Clement: Yeah. And still you wanna do it more. Still, you want more takes and more ideas and things like that.
Nicola, you have some great scenes with Marcia Warren, especially in the last episode. She’s a legend. What stood out about her was still being such a great scene presence and partner in her eighties?
Walker: Yeah, I mean, I think we all look at Marcia and think you are working with someone who is absolutely at the top of their profession. Her skill as a dramatic and comedic actor is visible to us as actors because we know how we look at her and think, “that’s so hard what she’s doing.” But the point is, she’s on it. It is different but precise every single time.
Clement: Yeah. And from the read through, she was getting a laugh on every single line, every laugh, even when it’s sad.

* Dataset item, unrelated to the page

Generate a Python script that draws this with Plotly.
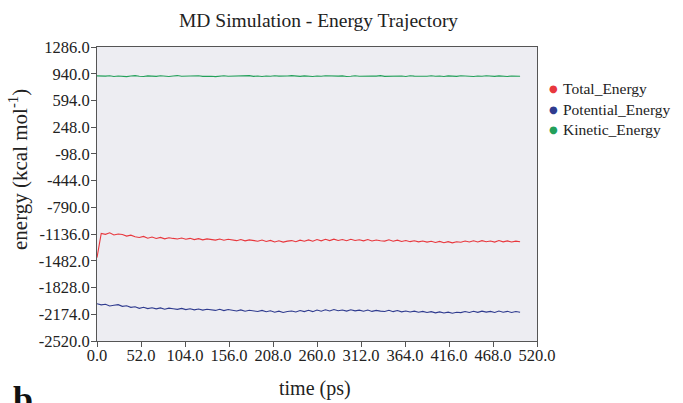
import plotly.graph_objects as go

time_ps = list(range(0, 505, 5))

total_energy = [
    -1440, -1128, -1139, -1120, -1147, -1135, -1141, -1162, -1150, -1171,
    -1180, -1166, -1189, -1174, -1193, -1179, -1198, -1183, -1192, -1199,
    -1186, -1203, -1191, -1207, -1195, -1210, -1198, -1203, -1214, -1199,
    -1216, -1202, -1211, -1221, -1206, -1224, -1211, -1219, -1228, -1213,
    -1232, -1218, -1238, -1223, -1240, -1227, -1220, -1235, -1215, -1229,
    -1211, -1229, -1207, -1223, -1204, -1220, -1201, -1218, -1206, -1222,
    -1203, -1219, -1209, -1224, -1207, -1226, -1212, -1222, -1227, -1210,
    -1229, -1214, -1232, -1219, -1234, -1222, -1237, -1225, -1240, -1228,
    -1244, -1231, -1247, -1234, -1249, -1235, -1241, -1226, -1239, -1223,
    -1238, -1221, -1235, -1225, -1240, -1220, -1236, -1224, -1239, -1227,
    -1235,
]

potential_energy = [
    -2038, -2052, -2045, -2066, -2058, -2050, -2071, -2064, -2084, -2076,
    -2097, -2083, -2101, -2089, -2104, -2091, -2109, -2095, -2103, -2110,
    -2098, -2114, -2103, -2117, -2106, -2120, -2109, -2113, -2124, -2110,
    -2126, -2113, -2121, -2131, -2117, -2134, -2122, -2129, -2138, -2124,
    -2141, -2129, -2147, -2134, -2150, -2138, -2131, -2145, -2126, -2139,
    -2123, -2140, -2119, -2134, -2116, -2131, -2113, -2129, -2118, -2133,
    -2115, -2130, -2121, -2135, -2119, -2137, -2124, -2133, -2138, -2122,
    -2140, -2126, -2143, -2131, -2145, -2134, -2148, -2137, -2151, -2140,
    -2155, -2143, -2158, -2146, -2160, -2147, -2152, -2138, -2150, -2135,
    -2149, -2133, -2146, -2137, -2151, -2132, -2147, -2136, -2150, -2139,
    -2148,
]

kinetic_energy = [
    912, 906, 909, 914, 905, 911, 908, 903, 910, 915,
    907, 904, 912, 909, 906, 913, 908, 905, 911, 916,
    907, 910, 904, 909, 913, 906, 911, 908, 903, 910,
    914, 907, 909, 905, 912, 908, 915, 906, 910, 904,
    911, 907, 913, 909, 905, 910, 916, 908, 906, 912,
    909, 904, 911, 907, 914, 910, 906, 909, 912, 905,
    908, 913, 907, 910, 904, 911, 909, 915, 906, 908,
    912, 907, 910, 905, 913, 909, 906, 911, 908, 914,
    907, 910, 905, 912, 909, 906, 913, 908, 911, 904,
    910, 907, 914, 909, 906, 912, 908, 905, 911, 909,
    907,
]

series_names = ["Total_Energy", "Potential_Energy", "Kinetic_Energy"]
series_colors = ["#e8373d", "#2f3b8f", "#23a05a"]
series_values = [total_energy, potential_energy, kinetic_energy]

y_ticks = [-2520, -2174, -1828, -1482, -1136, -790, -444, -98, 248, 594, 940, 1286]
x_ticks = [0, 52, 104, 156, 208, 260, 312, 364, 416, 468, 520]

FONT = "Liberation Serif, Times New Roman, serif"
TXT = "#222"

# plot area in pixels: left 97, right 537, top 47, bottom 341
L, R, T, B = 97, 146, 47, 62
W, H = 683, 403
PW, PH = W - L - R, H - T - B


def px_x(px):
    return (px - L) / PW


def px_y(py):
    return (H - B - py) / PH


fig = go.Figure()
for name, color, vals in zip(series_names, series_colors, series_values):
    fig.add_trace(go.Scatter(x=time_ps, y=vals, mode="lines",
                             line=dict(color=color, width=1.1),
                             showlegend=False, name=name))

fig.update_layout(
    width=W, height=H,
    margin=dict(l=L, r=R, t=T, b=B),
    paper_bgcolor="white",
    plot_bgcolor="#ededf2",
    font=dict(family=FONT, size=16, color=TXT),
    showlegend=False,
)

fig.update_xaxes(
    range=[0, 520], tickvals=x_ticks, ticktext=[f"{v:.1f}" for v in x_ticks],
    showgrid=False, zeroline=False, showline=True, linecolor="#555",
    linewidth=1, mirror=True, ticks="outside", ticklen=5, tickcolor="#555",
    tickfont=dict(family=FONT, size=16.5, color=TXT), automargin=False,
    ticklabelstandoff=-6,
)
fig.update_yaxes(
    range=[-2520, 1286], tickvals=y_ticks, ticktext=[f"{v:.1f}" for v in y_ticks],
    showgrid=False, zeroline=False, showline=True, linecolor="#555",
    linewidth=1, mirror=True, ticks="outside", ticklen=5, tickcolor="#555",
    tickfont=dict(family=FONT, size=16.5, color=TXT), automargin=False,
    ticklabelstandoff=-2,
)

# title
fig.add_annotation(text="MD Simulation - Energy Trajectory", xref="paper", yref="paper",
                   x=px_x(318), y=px_y(20), xanchor="center", yanchor="middle",
                   showarrow=False, font=dict(family=FONT, size=19.5, color=TXT))
# axis titles
fig.add_annotation(text="time (ps)", xref="paper", yref="paper",
                   x=px_x(315), y=px_y(388), xanchor="center", yanchor="middle",
                   showarrow=False, font=dict(family=FONT, size=20, color=TXT))
fig.add_annotation(text="energy (kcal mol<sup>-1</sup>)", xref="paper", yref="paper",
                   x=px_x(18), y=px_y(170), xanchor="center", yanchor="middle",
                   textangle=-90, showarrow=False,
                   font=dict(family=FONT, size=21, color=TXT))

# legend
legend_rows = [88, 109, 129]
for name, color, ry in zip(series_names, series_colors, legend_rows):
    fig.add_annotation(text="●", xref="paper", yref="paper",
                       x=px_x(553), y=px_y(ry), xanchor="center", yanchor="middle",
                       showarrow=False, font=dict(family="DejaVu Sans", size=10, color=color))
    fig.add_annotation(text=name, xref="paper", yref="paper",
                       x=px_x(561), y=px_y(ry), xanchor="left", yanchor="middle",
                       showarrow=False, font=dict(family=FONT, size=15.5, color=TXT))

# panel letter (cut at the bottom edge as in the source)
fig.add_annotation(text="<b>b</b>", xref="paper", yref="paper",
                   x=px_x(11), y=px_y(377), xanchor="left", yanchor="top",
                   showarrow=False, font=dict(family=FONT, size=36, color="#111"))

fig.write_html("out.html", config={"displayModeBar": False},
               post_script="document.body.style.margin='0';document.body.style.overflow='hidden';")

Walker: She finds a laugh on a line. She’s never looking for the laugh for the sake of it. It’s a character-based laugh. And she will never lose that laugh. Once she’s found something that’s made everyone, the crew, and all of us laugh, she just pockets that and then she’ll find others. So she builds.
Clement: What amazed me yesterday watching her in the second episode, is people laughing at her so much in the scene she’s asleep. How do you do that?
Yali Topol Margalith: It’s like, she’s really not afraid to fail. She’s really bold, and she actually never fails because she trusts what she’s doing so much. You’ll just go with her. She’s amazing.
Thanks to Jemaine Clement, Nicola Walker, and Yali Topol Margalith for taking the time to talk about Alice and Steve.